- Why?
- Allows virtualizing hypervisors, instead of just operating systems
- Allows moving hypervisors + its virtual machines from one physical machine to another as a single unit
- Allows research and development on hypervisors without needing bare metal hardware
- Allows security approaches that require a vulnerable hypervisor
- The Turtles Project
- Multiples multiple levels of virtualization on the single level of arch support available
- Traps sent to the lowest hypervisor, which then forwards it to the right level
- Multi-dimensional paging collapses different levels into the page tables provided by hardware
- Multi-level device assignment directly assigns I/O devices to different virtual machines
- Each hypervisor layer emulates architectural support for virtualization, such as VMX, to upper layers
- All nested hypervisors and virtual machines effectively run as virtual machines of the lowest-level hypervisor (L0)

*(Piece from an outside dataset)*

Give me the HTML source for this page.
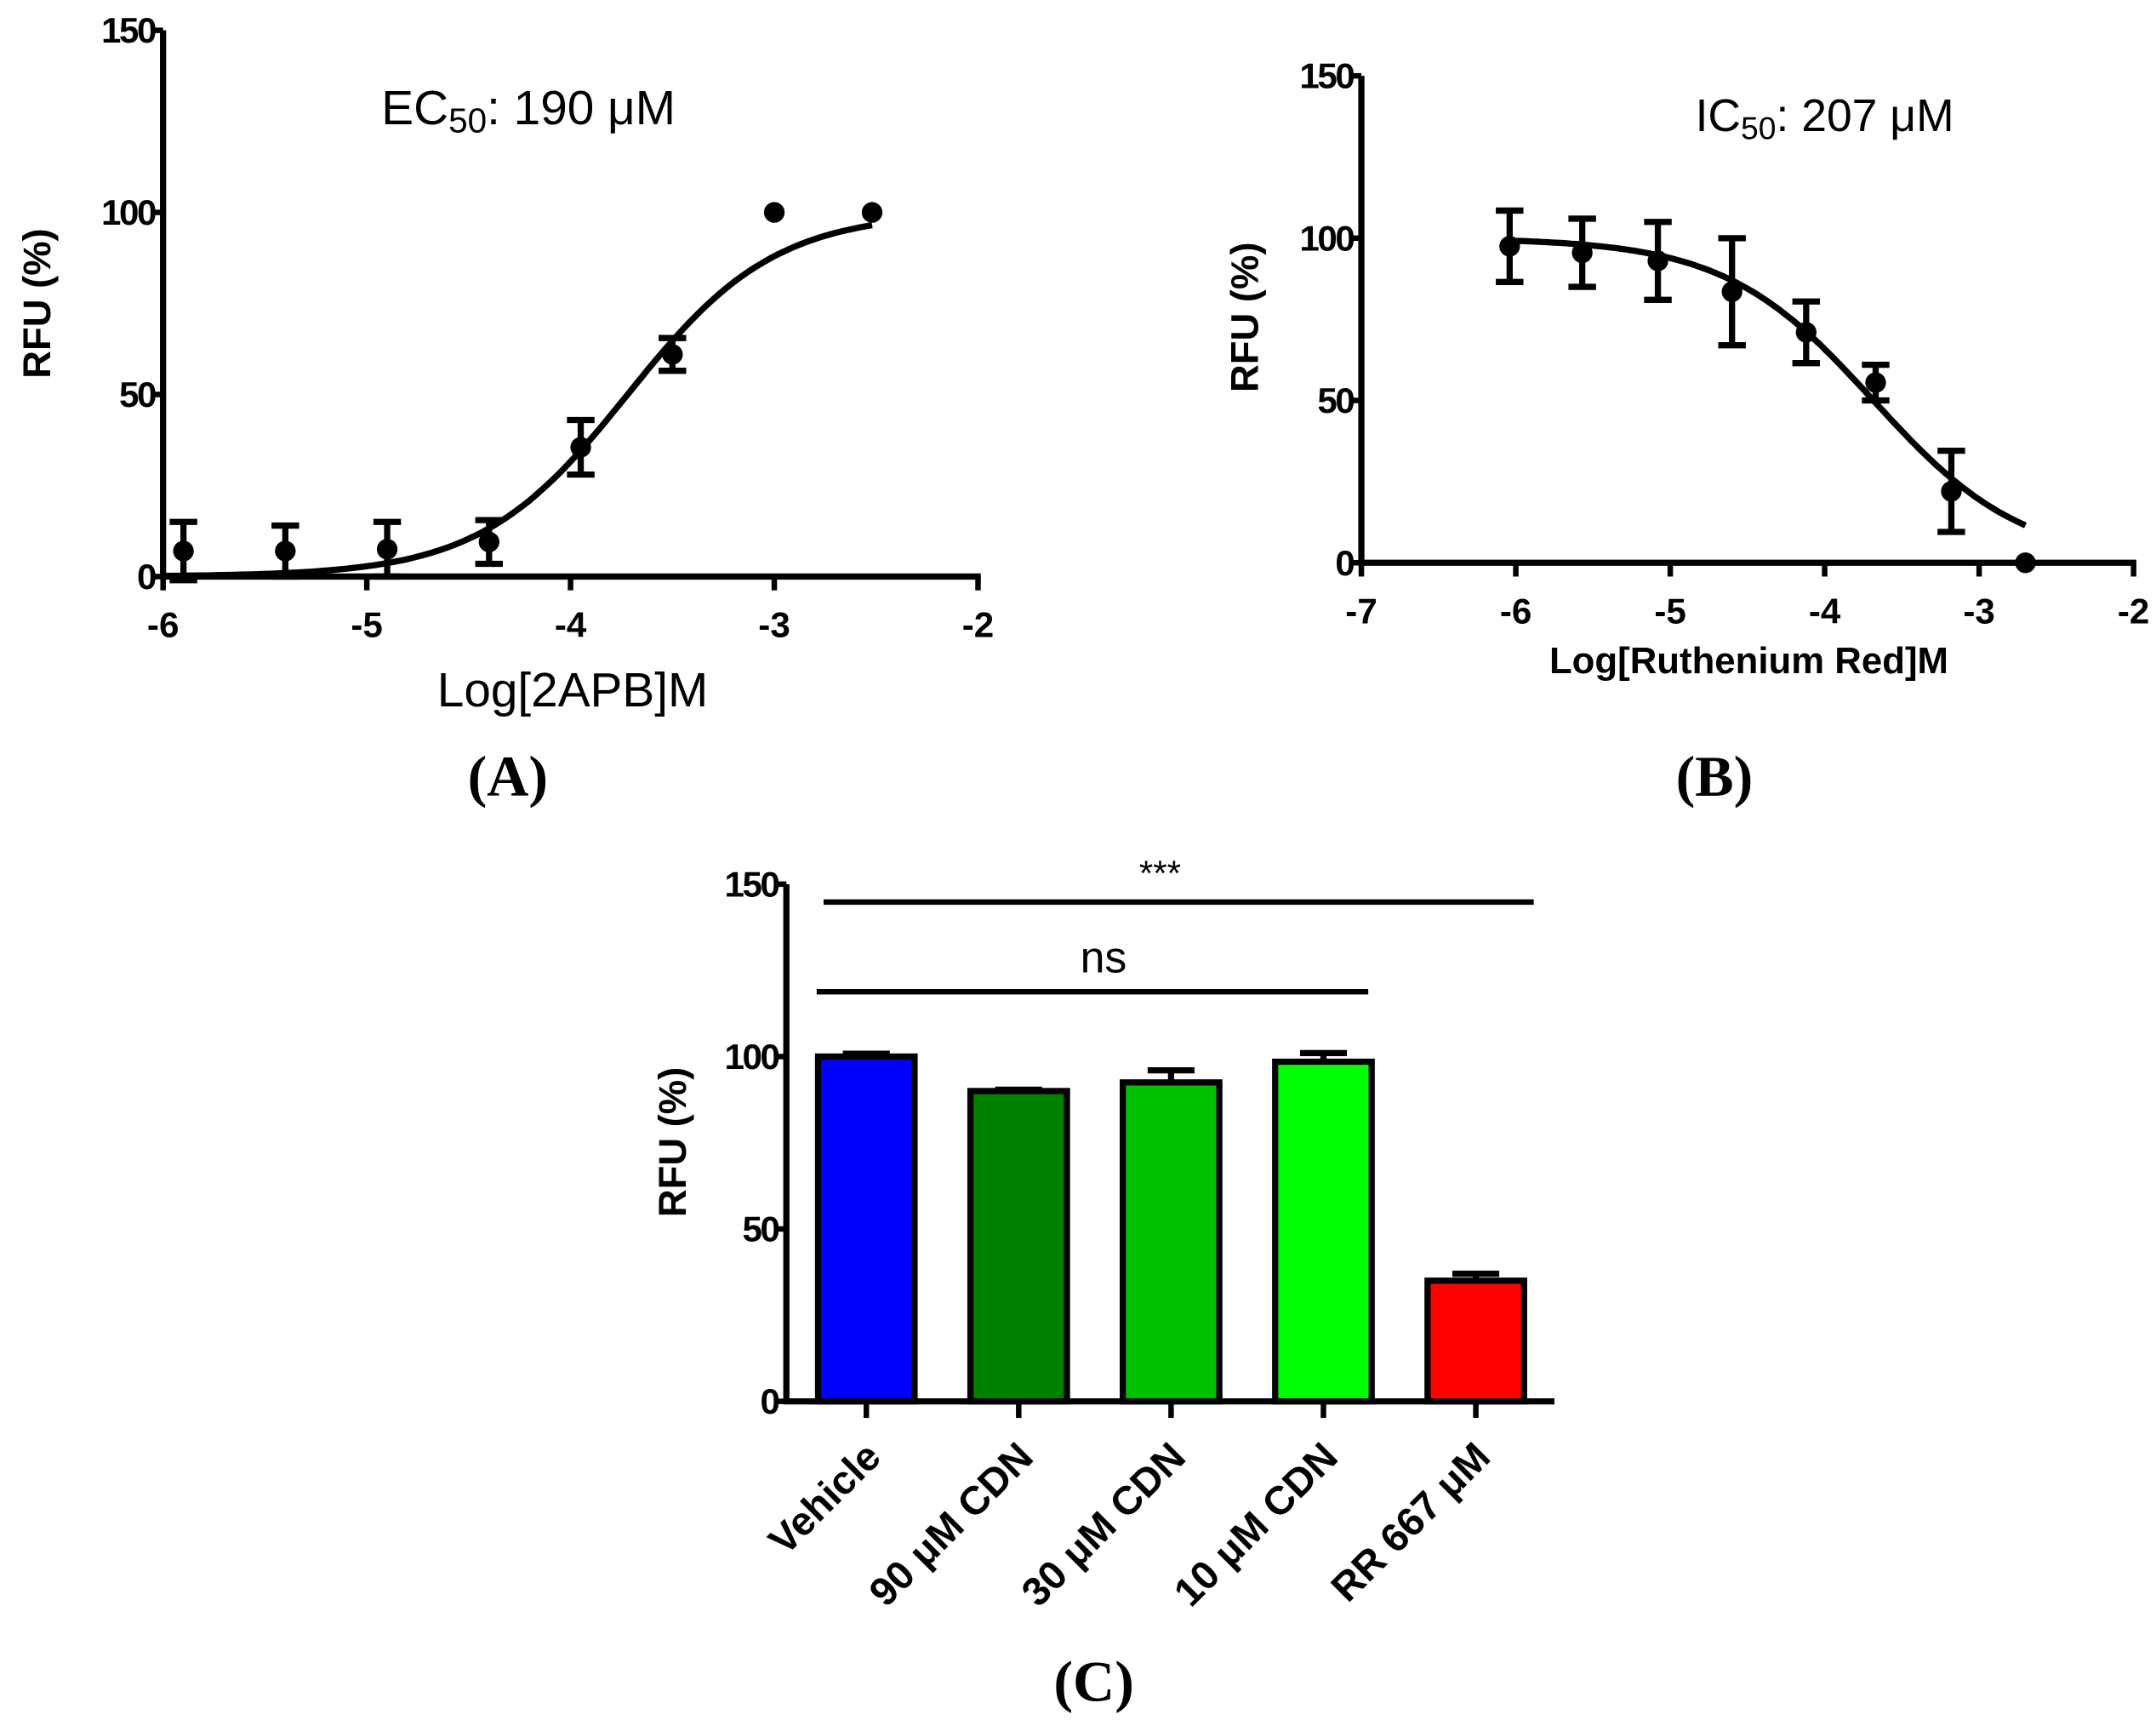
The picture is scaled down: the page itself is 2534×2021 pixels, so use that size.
<!DOCTYPE html>
<html><head><meta charset="utf-8"><style>
html,body{margin:0;padding:0;background:#fff}
svg{display:block}
text{font-family:"Liberation Sans",sans-serif}
.tk{font-weight:bold;font-size:26px}
.ck{font-weight:bold;font-size:29px}
.serif{font-family:"Liberation Serif",serif;font-weight:bold}
</style></head><body>
<svg id="fig" width="2534" height="2021" viewBox="0 0 1563 1247" xmlns="http://www.w3.org/2000/svg">
<g id="pa"></g>
<g id="pb"></g>
<g id="pc"></g>
<text x="383" y="90" font-size="35" text-anchor="middle">EC<tspan font-size="25" dy="6">50</tspan><tspan dy="-6">: 190 μM</tspan></text>
<text x="415" y="512" font-size="35" text-anchor="middle">Log[2APB]M</text>
<text transform="translate(36,220) rotate(-90)" font-size="28" font-weight="bold" text-anchor="middle">RFU (%)</text>
<text class="serif" x="368" y="577" font-size="42" text-anchor="middle">(A)</text>
<text x="1323" y="95" font-size="33" text-anchor="middle">IC<tspan font-size="23" dy="6">50</tspan><tspan dy="-6">: 207 μM</tspan></text>
<text x="1268" y="488" font-size="27" font-weight="bold" text-anchor="middle">Log[Ruthenium Red]M</text>
<text transform="translate(912,230) rotate(-90)" font-size="28" font-weight="bold" text-anchor="middle">RFU (%)</text>
<text class="serif" x="1243" y="577" font-size="42" text-anchor="middle">(B)</text>
<text transform="translate(497,828) rotate(-90)" font-size="28" font-weight="bold" text-anchor="middle">RFU (%)</text>
<text class="serif" x="793" y="1233" font-size="42" text-anchor="middle">(C)</text>
<text x="841" y="642" font-size="26" text-anchor="middle">***</text>
<text x="800" y="705" font-size="32" text-anchor="middle">ns</text>
</svg>
<script>
const aX=[-5.9,-5.4,-4.9,-4.4,-3.95,-3.5,-3.0,-2.52];
const aY=[7,7,7.5,9.5,35.5,61,100,100];
const aErr=[8,7,7.5,6,7.5,4.5,0,0];
const aTicksX=[-6,-5,-4,-3,-2];
const aTicksY=[0,50,100,150];
const aLogEC50=-3.72, aHill=1.2;
const bX=[-6.04,-5.57,-5.08,-4.6,-4.12,-3.67,-3.18,-2.7];
const bY=[97.5,95.5,93,83.5,71,55.5,22,0];
const bErr=[11,10.5,12,16.5,9.5,5.5,12.5,0];
const bTicksX=[-7,-6,-5,-4,-3,-2];
const bTicksY=[0,50,100,150];
const bLogIC50=-3.684, bHill=0.9;
const cCats=["Vehicle","90 μM CDN","30 μM CDN","10 μM CDN","RR 667 μM"];
const cVals=[100,90,92.5,98.5,35];
const cErr=[0.8,0.4,3.5,2.5,2];
const cColors=["#0000ff","#008000","#00c000","#00ff00","#ff0000"];
const cTicksY=[0,50,100,150];
const NS="http://www.w3.org/2000/svg";
function mk(p,t,a){const e=document.createElementNS(NS,t);for(const k in a)e.setAttribute(k,a[k]);p.appendChild(e);return e;}
function lin(d0,d1,r0,r1){return v=>r0+(v-d0)*(r1-r0)/(d1-d0);}

function xyPanel(g,X,Y,E,tx,ty,sx,sy,xAxisEnd,curve,c0,c1,yAxisX){
  let l=mk(g,'line',{x1:yAxisX,y1:sy(150),x2:yAxisX,y2:sy(0),stroke:'#000','stroke-width':4.5});
  
  l=mk(g,'line',{x1:yAxisX-2,y1:sy(0),x2:xAxisEnd,y2:sy(0),stroke:'#000','stroke-width':4.5});
  
  ty.forEach(v=>{
    let t=mk(g,'line',{x1:yAxisX-8,y1:sy(v),x2:yAxisX,y2:sy(v),stroke:'#000','stroke-width':4});
    
    let s=mk(g,'text',{x:yAxisX-6,y:sy(v)+9,'text-anchor':'end',class:'tk','letter-spacing':'-1.5'});s.textContent=v;
    
  });
  tx.forEach(v=>{
    let t=mk(g,'line',{x1:sx(v),y1:sy(0),x2:sx(v),y2:sy(0)+10,stroke:'#000','stroke-width':4});
    
    let s=mk(g,'text',{x:sx(v),y:sy(0)+44,'text-anchor':'middle',class:'tk'});s.textContent=v;
    
  });
  let d='';for(let i=0;i<=120;i++){const x=c0+(c1-c0)*i/120;d+=(i?'L':'M')+sx(x).toFixed(1)+','+sy(curve(x)).toFixed(1);}
  let p=mk(g,'path',{d:d,fill:'none',stroke:'#000','stroke-width':4.5});
  
  X.forEach((x,i)=>{
    const cx=sx(x);
    if(E[i]>0){
      let e=mk(g,'path',{d:`M${cx},${sy(Y[i]-E[i])}V${sy(Y[i]+E[i])}M${cx-10},${sy(Y[i]+E[i])}H${cx+10}M${cx-10},${sy(Y[i]-E[i])}H${cx+10}`,stroke:'#000','stroke-width':4.5,fill:'none'});
      
    }
    let c=mk(g,'circle',{cx:cx,cy:sy(Y[i]),r:7.5,fill:'#000'});
    
  });
}
{const g=document.getElementById('pa');const sx=lin(-6,-2,118,709),sy=lin(0,150,418,22);
 xyPanel(g,aX,aY,aErr,aTicksX,aTicksY,sx,sy,711,x=>100/(1+Math.pow(10,(aLogEC50-x)*aHill)),-6,-2.52,118);}
{const g=document.getElementById('pb');const sx=lin(-7,-2,987,1547),sy=lin(0,150,408,55);
 xyPanel(g,bX,bY,bErr,bTicksX,bTicksY,sx,sy,1549,x=>100/(1+Math.pow(10,(x-bLogIC50)*bHill)),-6,-2.7,987);}
{const g=document.getElementById('pc');const sy=lin(0,150,1016,641);
 const x0=570,x1=1127,cx=i=>628+i*110.5,bw=70;
 cCats.forEach((c,i)=>{
  const x=cx(i);
  if(cErr[i]>0){let e=mk(g,'path',{d:`M${x},${sy(cVals[i])}V${sy(cVals[i]+cErr[i])}M${x-17},${sy(cVals[i]+cErr[i])}H${x+17}`,stroke:'#000','stroke-width':4.5,fill:'none'});
   }
  let r=mk(g,'rect',{x:x-bw/2,y:sy(cVals[i]),width:bw,height:sy(0)-sy(cVals[i]),fill:cColors[i],stroke:'#000','stroke-width':4.5});
  
  let t=mk(g,'line',{x1:x,y1:sy(0),x2:x,y2:sy(0)+12,stroke:'#000','stroke-width':4});
  
  let s=mk(g,'text',{transform:`translate(${x+12},${sy(0)+42}) rotate(-45)`,'text-anchor':'end',class:'ck'});s.textContent=c;
  
 });
 let l=mk(g,'line',{x1:x0,y1:sy(150),x2:x0,y2:sy(0),stroke:'#000','stroke-width':4.5});
 
 l=mk(g,'line',{x1:x0-2,y1:sy(0),x2:x1,y2:sy(0),stroke:'#000','stroke-width':4.5});
 
 cTicksY.forEach(v=>{
  let t=mk(g,'line',{x1:x0-8,y1:sy(v),x2:x0,y2:sy(v),stroke:'#000','stroke-width':4});
  
  let s=mk(g,'text',{x:x0-6,y:sy(v)+9,'text-anchor':'end',class:'tk','letter-spacing':'-1.5'});s.textContent=v;
  
 });
 l=mk(g,'line',{x1:597,y1:654,x2:1112,y2:654,stroke:'#000','stroke-width':4});
 
 l=mk(g,'line',{x1:592,y1:719,x2:992,y2:719,stroke:'#000','stroke-width':4});
 
}
</script>
</body></html>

- CPU: Nested VMX Virtualization
- VMCS contains: guest state, host state, control data
- L0 hypervisor uses VMCS1-0 for running guest VMs on top of L0
- L1 hypervisor uses VMCS2-1 for running guests VMs on top of L1
- VMCS2-1 not used directly on hardware
- Because VMCS2-1 points to page table created by L1 for L2
- Because host state part of VMCS is for L1
- VMCS2-0 created by L0 and used on the hardware
- Includes pointer to page table created by L0 for L2
- Host state is for L0
- VMCS2-1 guest state can be directly copied to VMCS2-0
- VMCS2-1 not used directly on hardware
- Every VMX instruction executed by L1 or L2 will trap to L0
hypervisor
- VMEntry by L1 will cause VMExit L1->L0 and then VMEntry L0->L2
- When an interrupt arrives when running L2, whether it is handled
purely at L0 or requires forwarding to L1 depends on kind of event
- If it was part of VMCS2-1, it must be forwarded to L1
- Else, it is viewed as a "hardware" event, can be handled at L0
- MMU Nested Virtualization
- Shadow page tables on top of shadow page tables
- Shadow page tables on top of EPT
- L0 configures the MMU to use SPT1-2 as the first translation table and EPT0-1 as the second translation table.
- L2 page table modifications must be handled in L1
- L2 tries to modify page table: L2->L0->L1
- Shadow on EPT is slower than Shadow because traps for modifying page tables are more expensive
- EPT on top of EPT
- L2P->L2V done in guest, this is top of EPT
- Bottom of EPT is new L2V->L0P, this table is constructed on the fly
- L2V->L0P constructed by inspecting L2P->L1P and L1P->L0P